# My First Crush



## Trila (May 5, 2022)

My first crush was the boy who lived across the street.   I was what....4 maybe 5 years old?  Even though he wanted nothing to do with me, I just knew that we were going to get married some day! LOL

Both of our Mom's were stay at home Mom's who were friends.  So every day, either he would be at my house or I would be at his house while our Mom's visited.

Eventually we went to different grade schools, but that didn't stop me!  After school we would hang out with the same group of friends.   And no matter how much he told me to leave him alone, I continued to shower him with attention!  I look back at that time, and I feel so sorry for him!  I pestered him relentlessly!  That poor guy!

I don't remember how many years I tormented him, but I think that I was about 8 years old when I saw him with another girl and my heart was broken. . After that, I finally left him alone.  We did go to high school together, but most of our contact was just a "hello" as we past in the hallways.

Many years later, when I opened my FB account, I looked up a lot of old friends who I had lost contact with...and he was one of those who I was able to find.  I was thrilled to see that he was a police officer.  As far back as I can remember, he always wanted to be a cop....I was very happy for him!  I thought of sending him a message, but since "Trila" is not my real name, I knew that he wouldn't know who the message was from.

Fast forward to Dec 2021.  I started reminiscing about some of my friends in high school who I had drifted away from after graduation when "life" happened.  That is when I opened another FB account, this time using my (real) maiden name.  So many old friends contacted me....it was great!   I found everyone who I was hoping to find, except for one girlfriend.  Once I reconnected with my old friends, guess who's name came up?  Yep!  My first crush!

I sent him a friend request, and he sent me a message asking "Are you stalking me?". I almost fell off my chair, laughing....I guess he remembered me very well!!! 

Since then, we have talked on and off.  He asked about .  When I told him that we had gotten married, he sent  a friend request, too.

As it turns out, he is retired from the police force.  Now he is an actor, and he has been in a lot of popular tv shows, movies and commercials!  He has been in Netflix commercials, Chicago Fire, Chicago PD, White Collar, and many more!

Here are just a few shots from his acting career.....


----------



## PamfromTx (May 5, 2022)

What a lovely story @Trila !   Wow, you have good taste in men.     An ex-cop and he's now an actor.  Hope you get to meet him someday.  

I wonder how many of us have a story to tell ... about _*stalking*_?   My story is boring.
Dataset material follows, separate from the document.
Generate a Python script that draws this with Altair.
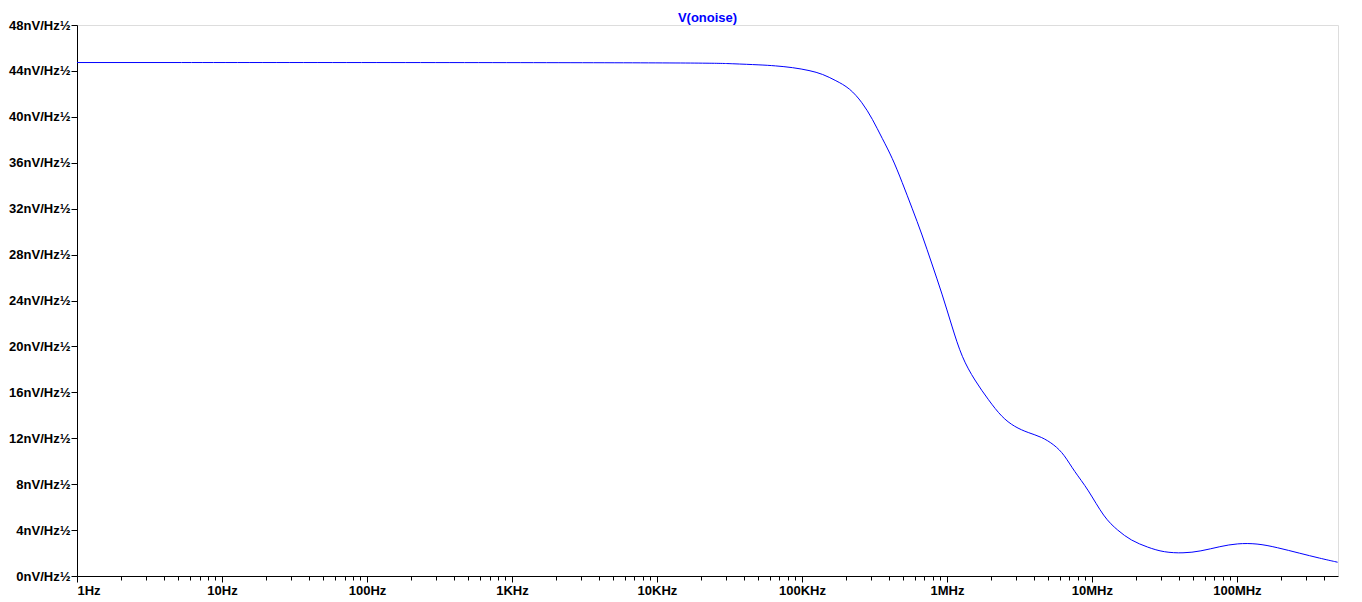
import altair as alt
import pandas as pd

# Curve (frequency in Hz, noise in nV/Hz½)
freq_hz = [1, 21000, 33600, 51400, 65100, 86500, 113000, 139000, 171000,
           213000, 261000, 306000, 358000, 419000, 491000, 575000, 673000,
           788000, 925000, 1.082e6, 1.268e6, 1.556e6, 1.941e6, 2.382e6,
           2.924e6, 3.648e6, 4.478e6, 5.495e6, 6.44e6, 7.54e6, 9.40e6,
           1.211e7, 1.51e7, 1.853e7, 2.43e7, 3.13e7, 4.28e7, 5.60e7,
           7.68e7, 1.005e8, 1.377e8, 1.888e8, 2.715e8, 3.72e8, 4.95e8]
noise_nv = [44.73, 44.73, 44.62, 44.53, 44.45, 44.30, 44.04, 43.73, 43.16,
            42.52, 41.25, 39.83, 38.11, 36.47, 34.31, 32.04, 29.76,
            27.18, 24.60, 21.76, 19.01, 17.03, 15.31, 13.85,
            12.99, 12.47, 12.13, 11.44, 10.58, 9.12, 7.57,
            5.08, 3.96, 3.10, 2.49, 2.06, 1.98, 2.15,
            2.58, 2.84, 2.84, 2.49, 1.98, 1.55, 1.20]

major_ticks = [1, 10, 100, 1e3, 1e4, 1e5, 1e6, 1e7, 1e8]
minor_mult = [2, 3, 4, 5, 6, 7, 8, 9]
y_ticks = [0, 4, 8, 12, 16, 20, 24, 28, 32, 36, 40, 44, 48]
x_max = 4.98e8

minor_ticks = [d * m for d in major_ticks for m in minor_mult if d * m <= x_max]

df = pd.DataFrame({"f": freq_hz, "v": noise_nv})
df_minor = pd.DataFrame({"f": minor_ticks})

FONT = "Liberation Sans"

xscale = alt.Scale(type="log", domain=[1, x_max], nice=False)

line = alt.Chart(df).mark_line(color="#0000FF", strokeWidth=1, interpolate="basis").encode(
    x=alt.X("f:Q", scale=xscale,
            axis=alt.Axis(values=major_ticks, title=None, orient="bottom",
                          tickSize=6, tickColor="black", domainColor="black",
                          labelFontSize=13, labelFontWeight="bold", labelColor="black",
                          labelFont=FONT, labelPadding=2, grid=False,
                          labelExpr="datum.value >= 1e6 ? format(datum.value/1e6,'d')+'MHz' : datum.value >= 1e3 ? format(datum.value/1e3,'d')+'KHz' : format(datum.value,'d')+'Hz'")),
    y=alt.Y("v:Q", scale=alt.Scale(domain=[0, 48], nice=False),
            axis=alt.Axis(values=y_ticks, title=None, tickSize=6, tickColor="black",
                          domainColor="black", labelFontSize=13, labelFontWeight="bold",
                          labelColor="black", labelFont=FONT, labelPadding=1, grid=False,
                          labelExpr="datum.value + 'nV/Hz½'")),
)

minor = alt.Chart(df_minor).mark_point(opacity=0).encode(
    x=alt.X("f:Q", scale=xscale,
            axis=alt.Axis(values=minor_ticks, title=None, orient="bottom", labels=False,
                          domain=False, tickSize=4, tickColor="black", grid=False)),
)

chart = alt.layer(line, minor).resolve_axis(x="independent").resolve_scale(x="shared").properties(
    width=1261,
    height=551,
    padding={"left": 69, "top": 17, "right": 16, "bottom": 20},
    autosize=alt.AutoSizeParams(type="none"),
    title=alt.TitleParams("V(onoise)", color="#0000FF", fontSize=13, fontWeight="bold",
                          font=FONT, anchor="middle", offset=1, dy=7),
).configure_view(stroke="black", strokeWidth=1).configure(background="white")

chart.save("out.html", embed_options={"renderer": "svg", "actions": False})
Come to think of it, I did post it here ~ somewhere when I first joined.


----------



## Paco Dennis (May 5, 2022)

Thank you for sharing that spell binding story of yours! I too had a neighborhood sweetheart, but it was mutual.  The rest of my story is different. We both went to the same schools through high school. I drifted into the music/hippie crowd, and she had pretty strict parents. The twist came when I wanted to court her when she went to college, she was now the hippie chick and I was a born again Christian! I just heard about her from some neighbors she lived near, and it shocked me so much I never looked back. She eventually married and became a nurse. 

I have seen your friend acting . I liked him.


----------



## Trila (May 5, 2022)

Paco Dennis said:


> Thank you for sharing that spell binding story of yours! I too had a neighborhood sweetheart, but it was mutual.  The rest of my story is different. We both went to the same schools through high school. I drifted into the music/hippie crowd, and she had pretty strict parents. The twist came when I wanted to court her when she went to college, she was now the hippie chick and I was a born again Christian! I just heard about her from some neighbors she lived near, and it shocked me so much I never looked back. She eventually married and became a nurse.
> 
> I have seen your friend acting . I liked him.


I had a feeling that there might be some who recognize him.  Surprisingly, I have never watched any of the shows that he was in!  I'm not really into crime drama shows. 

Recently, we started watching an old show called White Collar....and I was sure that I had seen him.  Last night I sent him a text, and sure enough, he said that it was him.  He also sent me a Doritos commercial that he was in, along with the Netflix one that I couldn't find.  Here is the Netflix.  It has 2 different endings.  My friend is the burglar......





So now, it is 40 years since we were kids, and we live 600 miles apart.  We have each had our own lives, and once again we are friends.  Mostly we share a laugh on FB or on messenger....and this time I'm not chasing him!


----------



## Alligatorob (May 6, 2022)

Nice story, thanks for it.


Trila said:


> My *Frist* Crush


Turns out frist is a word:

_A certain space or period of time; respite.  https://en.wiktionary.org/wiki/frist_

Kind of fits...


----------



## Buckeye (May 6, 2022)

My first crush was Reva, when I was in 2nd grade, and she was in 1st.  Totally unrequited!  We did end up going to high school together and had one date that confirmed it was still unrequited...

And this thread prompted me to get out my high school year books to take a look at her.  Yep, she was a cutie.

Sadly, she passed away as a very young woman.


----------